According to VPR, a NEC spokesman, Chris Killen, said: "The New England Coalition, and all Vermonters, have now been deprived of the right that was guaranteed to them by Congress, to have a say in how this plant affects clean water." According to the same article, Shumlin's spokesman  John Being said "We're disappointed that the court declined to address our substantive water quality argument and instead ruled, based upon kind of a technical issue, a procedural issue,"

Pat Parentau
Vermont Law School
However, in the same VPR article, Pat Parentau of Vermont Law School said the court ruled on a fundamental point of administrative law.

"Where there's a clear process to raise an issue, before the commission - that‘s the key - before the commission itself - that you can't miss that opportunity and expect the circuit court to hear your argument," he said.

Pat Parentau would like to see Vermont Yankee shut down, but he knows this ruling was not procedural nit-picking.

The Next Step

Of course, Vermont claims it is considering an appeal to the Supreme Court.  Vermont always wants to take it all the way to the Supreme Court. (Take It To the Limit.)  However, most people admit that this ruling is the final ruling.

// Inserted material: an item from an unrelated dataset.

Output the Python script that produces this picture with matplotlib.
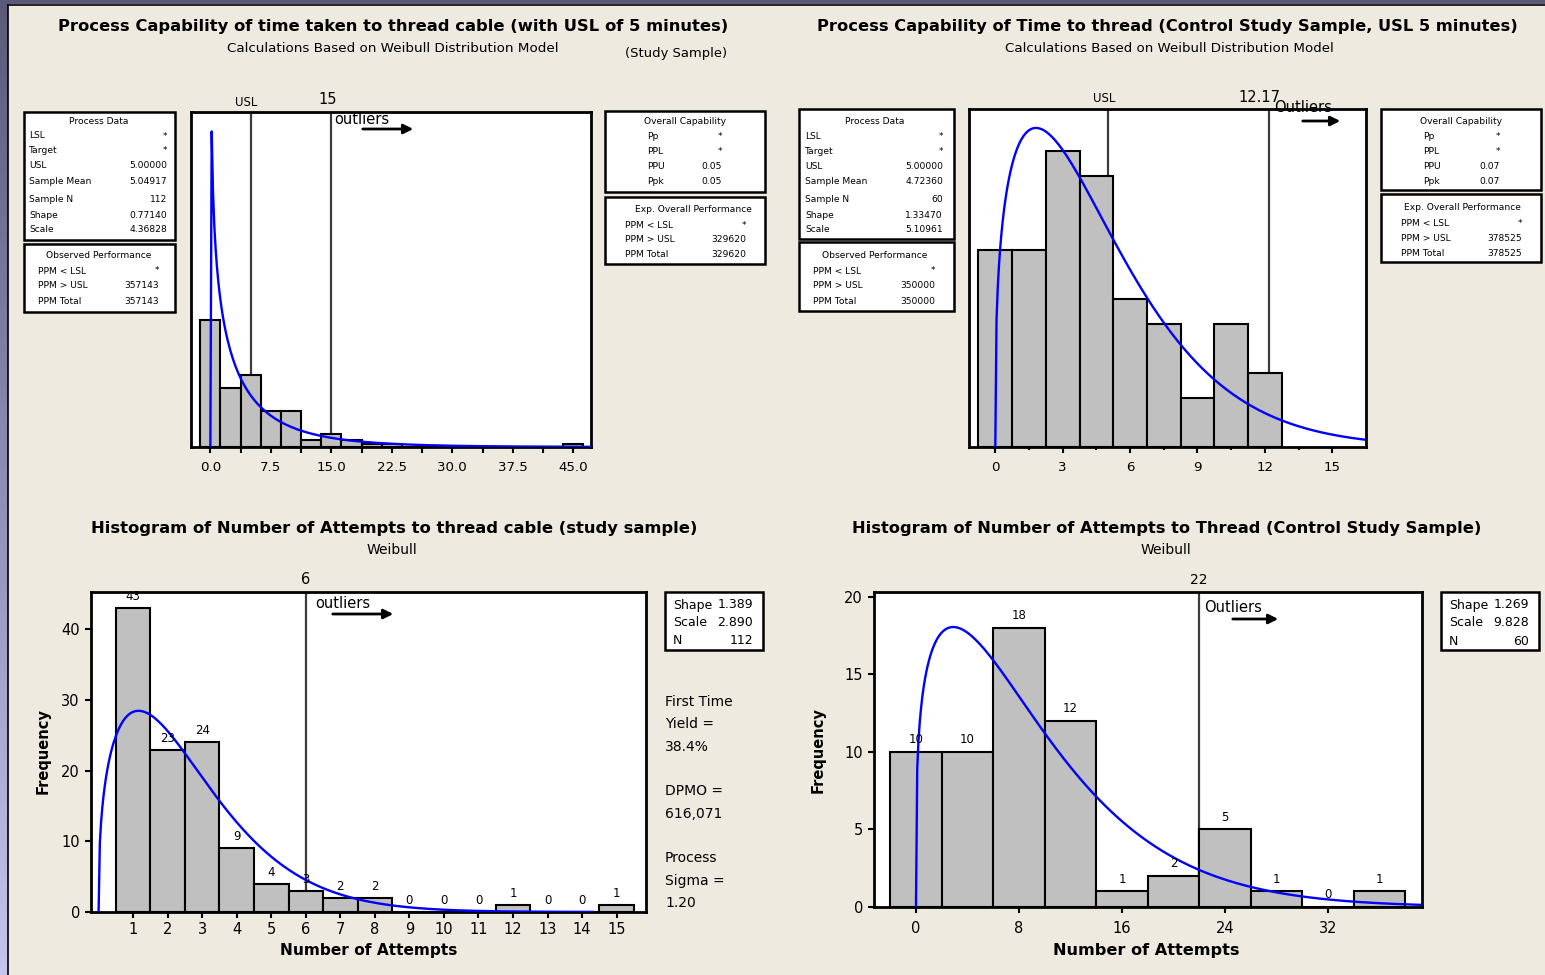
import numpy as np
import matplotlib
matplotlib.use("Agg")
import matplotlib.pyplot as plt
from matplotlib.patches import Rectangle
from matplotlib.lines import Line2D
from matplotlib.colors import LinearSegmentedColormap

W, H, DPI = 1545, 975, 100
BG = "#EEEAE0"
BAR = "#C0C0C0"
CURVE = "#0000FF"
VLINE = "#3C3C3C"
plt.rcParams["font.family"] = ["DejaVu Sans"]

# ------------------------------------------------------------------ data
# Top-left: time to thread cable (study sample)
tl_centers = [0, 2.5, 5, 7.5, 10, 12.5, 15, 17.5, 20, 22.5, 25, 27.5, 30, 32.5, 35, 37.5, 40, 42.5, 45]
tl_counts = [39, 18, 22, 11, 11, 2, 4, 2, 1, 1, 0, 0, 0, 0, 0, 0, 0, 0, 1]
tl_binw = 2.5
tl_shape, tl_scale, tl_n = 0.77140, 4.36828, 112
tl_usl, tl_outlier = 5, 15
tl_xticks = [0, 7.5, 15, 22.5, 30, 37.5, 45]
tl_xticklabels = ["0.0", "7.5", "15.0", "22.5", "30.0", "37.5", "45.0"]
tl_xminor = [3.75, 11.25, 18.75, 26.25, 33.75, 41.25]

# Top-right: time to thread (control study sample)
tr_centers = [0, 1.5, 3, 4.5, 6, 7.5, 9, 10.5, 12]
tr_counts = [8, 8, 12, 11, 6, 5, 2, 5, 3]
tr_binw = 1.5
tr_shape, tr_scale, tr_n = 1.33470, 5.10961, 60
tr_usl, tr_outlier = 5, 12.17
tr_xticks = [0, 3, 6, 9, 12, 15]
tr_xminor = [1.5, 4.5, 7.5, 10.5, 13.5]

# Bottom-left: number of attempts (study sample)
bl_centers = [1, 2, 3, 4, 5, 6, 7, 8, 9, 10, 11, 12, 13, 14, 15]
bl_counts = [43, 23, 24, 9, 4, 3, 2, 2, 0, 0, 0, 1, 0, 0, 1]
bl_binw = 1
bl_shape, bl_scale, bl_n = 1.389, 2.890, 112
bl_outlier = 6
bl_xticks = [1, 2, 3, 4, 5, 6, 7, 8, 9, 10, 11, 12, 13, 14, 15]
bl_yticks = [0, 10, 20, 30, 40]

# Bottom-right: number of attempts (control study sample)
br_centers = [0, 4, 8, 12, 16, 20, 24, 28, 32, 36]
br_counts = [10, 10, 18, 12, 1, 2, 5, 1, 0, 1]
br_binw = 4
br_shape, br_scale, br_n = 1.269, 9.828, 60
br_outlier = 22
br_xticks = [0, 8, 16, 24, 32]
br_yticks = [0, 5, 10, 15, 20]

# Tables
proc_labels = ["LSL", "Target", "USL", "Sample Mean", "Sample N", "Shape", "Scale"]
obs_labels = ["PPM < LSL", "PPM > USL", "PPM Total"]
cap_labels = ["Pp", "PPL", "PPU", "Ppk"]
exp_labels = ["PPM < LSL", "PPM > USL", "PPM Total"]
tl_proc_values = ["*", "*", "5.00000", "5.04917", "112", "0.77140", "4.36828"]
tl_obs_values = ["*", "357143", "357143"]
tl_cap_values = ["*", "*", "0.05", "0.05"]
tl_exp_values = ["*", "329620", "329620"]
tr_proc_values = ["*", "*", "5.00000", "4.72360", "60", "1.33470", "5.10961"]
tr_obs_values = ["*", "350000", "350000"]
tr_cap_values = ["*", "*", "0.07", "0.07"]
tr_exp_values = ["*", "378525", "378525"]

side_lines = ["First Time", "Yield =", "38.4%", "", "DPMO =", "616,071", "",
              "Process", "Sigma =", "1.20"]

# ------------------------------------------------------------------ helpers
fig = plt.figure(figsize=(W / DPI, H / DPI), dpi=DPI, facecolor=BG)
renderer = fig.canvas.get_renderer()


def fx(x):
    return x / W


def fy(y):
    return 1 - y / H


def ftext(x, y, s, **kw):
    kw.setdefault("ha", "left")
    kw.setdefault("va", "center")
    return fig.text(fx(x), fy(y), s, **kw)


def fit(t, width):
    bb = t.get_window_extent(renderer=renderer)
    t.set_fontsize(t.get_fontsize() * width / bb.width)
    return t


def box(x0, y0, x1, y1, lw=1.8):
    fig.add_artist(Rectangle((fx(x0), fy(y1)), (x1 - x0) / W, (y1 - y0) / H,
                             transform=fig.transFigure, facecolor="white",
                             edgecolor="black", lw=lw, zorder=1))


def weibull_curve(x, k, lam, n, bw):
    x = np.asarray(x, float)
    with np.errstate(all="ignore"):
        pdf = (k / lam) * (x / lam) ** (k - 1) * np.exp(-(x / lam) ** k)
    pdf = np.where(x > 0, pdf, 0.0)
    return pdf * n * bw


def panel(x0, y0, x1, y1, xlim, ylim):
    ax = fig.add_axes([fx(x0), fy(y1), (x1 - x0) / W, (y1 - y0) / H])
    ax.set_xlim(*xlim)
    ax.set_ylim(*ylim)
    ax.set_facecolor("white")
    for s in ax.spines.values():
        s.set_linewidth(2.0)
        s.set_color("black")
    ax.tick_params(direction="out", length=4.5, width=1.5, colors="black")
    return ax


def arrow(x0, x1, y):
    fig.add_artist(matplotlib.patches.FancyArrowPatch(
        (fx(x0), fy(y)), (fx(x1), fy(y)), transform=fig.transFigure,
        arrowstyle="-|>", mutation_scale=14, color="black", lw=2.0))


def table(bx, title, tx, ty, labels, values, lx, vx, rows, fs=6.6):
    box(*bx)
    ftext(tx, ty, title, ha="center", fontsize=fs)
    for lab, val, ry in zip(labels, values, rows):
        ftext(lx, ry, lab, fontsize=fs)
        ftext(vx, ry, val, ha="right", fontsize=fs)


def line_label(ax, x, s, dy_px, fs, dx_px=0):
    ax.annotate(s, xy=(x, 1), xycoords=("data", "axes fraction"),
                xytext=(dx_px * 72 / DPI, dy_px * 72 / DPI), textcoords="offset points",
                ha="center", va="center", fontsize=fs)


# ------------------------------------------------------------------ frame strips
strip = fig.add_axes([0, 0, 7.5 / W, 1])
strip.imshow(np.linspace(0, 1, 256).reshape(-1, 1), aspect="auto",
             cmap=LinearSegmentedColormap.from_list("s", ["#5A5A78", "#8E8EB8", "#C4C4EE"]))
strip.axis("off")
fig.add_artist(Rectangle((0, fy(4)), 1, 4 / H, transform=fig.transFigure,
                         color="#5A5A78", lw=0))
fig.add_artist(Line2D([fx(8), fx(8)], [0, fy(4.5)], transform=fig.transFigure, color="black", lw=1.2))
fig.add_artist(Line2D([fx(8), 1], [fy(4.5), fy(4.5)], transform=fig.transFigure, color="black", lw=1.2))

# ------------------------------------------------------------------ top-left
ax = panel(191, 112, 591, 447, (-2.4, 47.2), (0, 102.5))
ax.bar(tl_centers, tl_counts, width=tl_binw, color=BAR, edgecolor="black", lw=1.5, zorder=3)
for v in (tl_usl, tl_outlier):
    ax.axvline(v, color=VLINE, lw=1.6, zorder=2)
xs = np.arange(0, 47.2, 0.165)
ax.plot(xs, weibull_curve(xs, tl_shape, tl_scale, tl_n, tl_binw), color=CURVE, lw=1.7, zorder=4)
ax.set_yticks([])
ax.set_xticks(tl_xticks, tl_xticklabels, fontsize=9.6)
ax.set_xticks(tl_xminor, minor=True)
ax.tick_params(axis="x", which="both", length=4.5, width=1.5, pad=5.5)
line_label(ax, tl_usl, "USL", 10, 8.5, -4)
line_label(ax, tl_outlier, "15", 12, 10.5, -4)
ftext(334, 119, "outliers", fontsize=10.5)
arrow(360, 416, 129)

table((24, 112, 175, 240), "Process Data", 99, 121, proc_labels, tl_proc_values,
      29, 167, [136, 151, 166, 182, 200, 215, 230])
table((24, 244, 175, 312), "Observed Performance", 99, 255, obs_labels, tl_obs_values,
      38, 159, [271, 286, 301])
table((605, 111, 765, 192), "Overall Capability", 685, 121.5, cap_labels, tl_cap_values,
      647, 722, [136.5, 151.5, 166.5, 182])
table((605, 197, 765, 264), "Exp. Overall Performance", 693, 209.5, exp_labels, tl_exp_values,
      625, 746, [225, 240, 254.5])

fit(ftext(393, 27, "Process Capability of time taken to thread cable (with USL of 5 minutes)",
          ha="center", fontsize=12, fontweight="bold"), 667)
fit(ftext(393, 49, "Calculations Based on Weibull Distribution Model", ha="center", fontsize=10), 330)
fit(ftext(676, 53, "(Study Sample)", ha="center", fontsize=10), 102)

# ------------------------------------------------------------------ top-right
ax = panel(969, 109, 1366, 447, (-1.17, 16.5), (0, 13.7))
ax.bar(tr_centers, tr_counts, width=tr_binw, color=BAR, edgecolor="black", lw=1.5, zorder=3)
for v in (tr_usl, tr_outlier):
    ax.axvline(v, color=VLINE, lw=1.6, zorder=2)
xs = np.linspace(0, 16.5, 300)
ax.plot(xs, weibull_curve(xs, tr_shape, tr_scale, tr_n, tr_binw), color=CURVE, lw=1.7, zorder=4)
ax.set_yticks([])
ax.set_xticks(tr_xticks, [str(t) for t in tr_xticks], fontsize=9.6)
ax.set_xticks(tr_xminor, minor=True)
ax.tick_params(axis="x", which="major", length=4.5, width=1.5, pad=5.5)
ax.tick_params(axis="x", which="minor", length=2.5, width=1.5)
line_label(ax, tr_usl, "USL", 10, 8.5, -3)
line_label(ax, tr_outlier, "12.17", 11, 10.5, -9)
ftext(1274, 108, "Outliers", fontsize=10.5)
arrow(1300, 1343, 121)

table((799, 109, 954, 239), "Process Data", 875, 121.5, proc_labels, tr_proc_values,
      805, 943, [136.5, 151.5, 166.5, 182, 200, 215, 230])
table((799, 242, 954, 311), "Observed Performance", 875, 255, obs_labels, tr_obs_values,
      813, 935, [271, 286, 301])
table((1381, 109, 1541, 190), "Overall Capability", 1461, 122, cap_labels, tr_cap_values,
      1423, 1500, [136.5, 151.5, 166.5, 181.5])
table((1381, 194, 1541, 262), "Exp. Overall Performance", 1462, 208, exp_labels, tr_exp_values,
      1401, 1522, [223.5, 238.5, 253])

fit(ftext(1167, 26, "Process Capability of Time to thread (Control Study Sample, USL 5 minutes)",
          ha="center", fontsize=12, fontweight="bold"), 696)
fit(ftext(1169, 49, "Calculations Based on Weibull Distribution Model", ha="center", fontsize=10), 329)

# ------------------------------------------------------------------ bottom-left
ax = panel(91, 592, 646, 912, (-0.22, 15.85), (0, 45.3))
ax.bar(bl_centers, bl_counts, width=bl_binw, color=BAR, edgecolor="black", lw=1.5, zorder=3)
ax.axvline(bl_outlier, color=VLINE, lw=1.6, zorder=2)
xs = np.linspace(0, 14.3, 400)
ax.plot(xs, weibull_curve(xs, bl_shape, bl_scale, bl_n, bl_binw), color=CURVE, lw=1.7, zorder=4)
for c, n in zip(bl_centers, bl_counts):
    ax.annotate(str(n), xy=(c, n), xytext=(0, 11.5 * 72 / DPI), textcoords="offset points",
                ha="center", va="center", fontsize=8.5, zorder=5)
ax.set_xticks(bl_xticks, [str(t) for t in bl_xticks], fontsize=10.5)
ax.set_yticks(bl_yticks, [str(t) for t in bl_yticks], fontsize=10.5)
ax.tick_params(axis="x", pad=3)
ax.tick_params(axis="y", pad=3.5)
line_label(ax, bl_outlier, "6", 12, 10.5)
ftext(315, 604, "outliers", fontsize=10.5)
arrow(330, 396, 614)

fit(ftext(394, 528, "Histogram of Number of Attempts to thread cable (study sample)",
          ha="center", fontsize=12, fontweight="bold"), 605)
ftext(392, 550, "Weibull", ha="center", fontsize=10)
fit(ftext(369, 951, "Number of Attempts", ha="center", fontsize=11, fontweight="bold"), 177)
ftext(43, 751, "Frequency", ha="center", rotation=90, fontsize=10.5, fontweight="bold")

box(665, 592, 763, 650)
for lab, val, ry in zip(["Shape", "Scale", "N"], [f"{bl_shape:.3f}", f"{bl_scale:.3f}", str(bl_n)],
                        [605, 623, 641]):
    ftext(673, ry, lab, fontsize=9)
    ftext(753, ry, val, ha="right", fontsize=9)
for i, s in enumerate(side_lines):
    if s:
        ftext(665, 702 + i * 22.33, s, fontsize=10)

# ------------------------------------------------------------------ bottom-right
ax = panel(874, 592, 1422, 907, (-3.26, 39.3), (0, 20.3))
ax.bar(br_centers, br_counts, width=br_binw, color=BAR, edgecolor="black", lw=1.5, zorder=3)
ax.axvline(br_outlier, color=VLINE, lw=1.6, zorder=2)
xs = np.linspace(0, 39.3, 400)
ax.plot(xs, weibull_curve(xs, br_shape, br_scale, br_n, br_binw), color=CURVE, lw=1.7, zorder=4)
for c, n in zip(br_centers, br_counts):
    ax.annotate(str(n), xy=(c, n), xytext=(0, 12 * 72 / DPI), textcoords="offset points",
                ha="center", va="center", fontsize=8.5, zorder=5)
ax.set_xticks(br_xticks, [str(t) for t in br_xticks], fontsize=10.5)
ax.set_yticks(br_yticks, [str(t) for t in br_yticks], fontsize=10.5)
ax.tick_params(axis="x", pad=5.5)
ax.tick_params(axis="y", pad=3.5)
line_label(ax, br_outlier, "22", 12, 10)
ftext(1204, 607, "Outliers", fontsize=10.5)
arrow(1230, 1281, 619)

fit(ftext(1167, 528, "Histogram of Number of Attempts to Thread (Control Study Sample)",
          ha="center", fontsize=12, fontweight="bold"), 626)
ftext(1166, 550, "Weibull", ha="center", fontsize=10)
fit(ftext(1146, 951, "Number of Attempts", ha="center", fontsize=11, fontweight="bold"), 186)
ftext(818, 750, "Frequency", ha="center", rotation=90, fontsize=10.5, fontweight="bold")

box(1441, 592, 1539, 650)
for lab, val, ry in zip(["Shape", "Scale", "N"], [f"{br_shape:.3f}", f"{br_scale:.3f}", str(br_n)],
                        [605, 623, 641.5]):
    ftext(1449, ry, lab, fontsize=9)
    ftext(1529, ry, val, ha="right", fontsize=9)

fig.savefig("out.png", dpi=DPI, facecolor=BG)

The Supreme Court won't hear the case. The Supreme Court rarely reviews rulings that are made on the basis of administrative law.  So the next step is---this ruling will stand.

It's funny how often Vermont gets tripped up by the Constitution or by customary administrative law requirements, or other stuff like that. It's almost as if our administration doesn't think things through. (sarcasm alert)

Oh By The Way

Let's talk "substantive issues" here for a moment.

First issue.  Vermont Water Quality Reviews are On-Going: The Agency of Natural Resources (ANR)  has been working on a water quality permit with Vermont Yankee since 2006.  To quote a Brattleboro Reformer article on the lawsuit: ANR is still in the process of determining whether Yankee should receive a permit to discharge non-radioactive cooling water -- at up to 100 degrees -- into the Connecticut River. That process has been going on since 2006 and is not expected to be resolved anytime too soon.  In other words, what the heck was this Vermont lawsuit about?

Second issue. Why Is the Department of Public Service doing this?  The Department of Public Service is supposed to be protecting the rate-payer in hearings before the Public Service Board, not running down to Washington to join intervenor lawsuits.  However, as I said in my blog post: Gaz Metro Deal Goes Forward. Ratepayers Stiffed. the DPS is not defending the ratepayer.  The DPS is just another one of the ducks that Governor Shumlin gets in order.